Without the pictures, can you quote each line below exactly?

+---+

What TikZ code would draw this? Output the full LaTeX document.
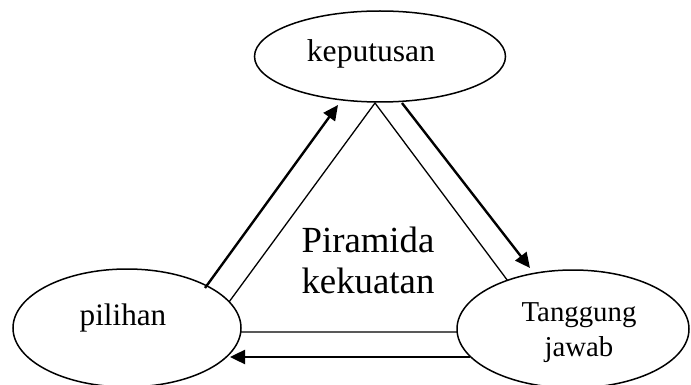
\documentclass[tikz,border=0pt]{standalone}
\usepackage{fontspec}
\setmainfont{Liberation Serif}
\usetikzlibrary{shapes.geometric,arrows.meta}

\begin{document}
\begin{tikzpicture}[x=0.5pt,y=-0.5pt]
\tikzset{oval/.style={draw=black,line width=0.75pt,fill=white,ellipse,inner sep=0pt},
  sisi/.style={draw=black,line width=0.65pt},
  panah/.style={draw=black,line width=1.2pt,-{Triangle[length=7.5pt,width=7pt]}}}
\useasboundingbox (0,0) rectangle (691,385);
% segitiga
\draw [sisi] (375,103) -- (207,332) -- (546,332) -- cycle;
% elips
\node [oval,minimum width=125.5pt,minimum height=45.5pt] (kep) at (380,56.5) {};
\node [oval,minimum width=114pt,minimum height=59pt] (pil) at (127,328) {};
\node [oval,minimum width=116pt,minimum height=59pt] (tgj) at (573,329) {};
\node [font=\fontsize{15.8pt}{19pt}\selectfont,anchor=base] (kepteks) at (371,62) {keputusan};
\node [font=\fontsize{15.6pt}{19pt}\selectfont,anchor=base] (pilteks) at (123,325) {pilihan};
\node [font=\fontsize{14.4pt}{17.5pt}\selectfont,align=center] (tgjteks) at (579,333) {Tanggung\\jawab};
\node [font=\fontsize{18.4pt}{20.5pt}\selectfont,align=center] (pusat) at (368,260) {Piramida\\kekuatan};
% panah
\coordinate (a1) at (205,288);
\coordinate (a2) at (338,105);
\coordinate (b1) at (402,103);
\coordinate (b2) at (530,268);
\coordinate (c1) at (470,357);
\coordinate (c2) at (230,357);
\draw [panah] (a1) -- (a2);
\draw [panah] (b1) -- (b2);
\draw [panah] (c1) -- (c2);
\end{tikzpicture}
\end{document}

+---+

• Correct response
What TikZ code would draw this? Output the full LaTeX document.
\documentclass[tikz,border=0pt]{standalone}
\usepackage{fontspec}
\setmainfont{Liberation Serif}
\usetikzlibrary{shapes.geometric,arrows.meta}

\begin{document}
\begin{tikzpicture}[x=0.5pt,y=-0.5pt]
\tikzset{oval/.style={draw=black,line width=0.75pt,fill=white,ellipse,inner sep=0pt},
  sisi/.style={draw=black,line width=0.65pt},
  panah/.style={draw=black,line width=1.2pt,-{Triangle[length=7.5pt,width=7pt]}}}
\useasboundingbox (0,0) rectangle (691,385);
% segitiga
\draw [sisi] (375,103) -- (207,332) -- (546,332) -- cycle;
% elips
\node [oval,minimum width=125.5pt,minimum height=45.5pt] (kep) at (380,56.5) {};
\node [oval,minimum width=114pt,minimum height=59pt] (pil) at (127,328) {};
\node [oval,minimum width=116pt,minimum height=59pt] (tgj) at (573,329) {};
\node [font=\fontsize{15.8pt}{19pt}\selectfont,anchor=base] (kepteks) at (371,62) {keputusan};
\node [font=\fontsize{15.6pt}{19pt}\selectfont,anchor=base] (pilteks) at (123,325) {pilihan};
\node [font=\fontsize{14.4pt}{17.5pt}\selectfont,align=center] (tgjteks) at (579,333) {Tanggung\\jawab};
\node [font=\fontsize{18.4pt}{20.5pt}\selectfont,align=center] (pusat) at (368,260) {Piramida\\kekuatan};
% panah
\coordinate (a1) at (205,288);
\coordinate (a2) at (338,105);
\coordinate (b1) at (402,103);
\coordinate (b2) at (530,268);
\coordinate (c1) at (470,357);
\coordinate (c2) at (230,357);
\draw [panah] (a1) -- (a2);
\draw [panah] (b1) -- (b2);
\draw [panah] (c1) -- (c2);
\end{tikzpicture}
\end{document}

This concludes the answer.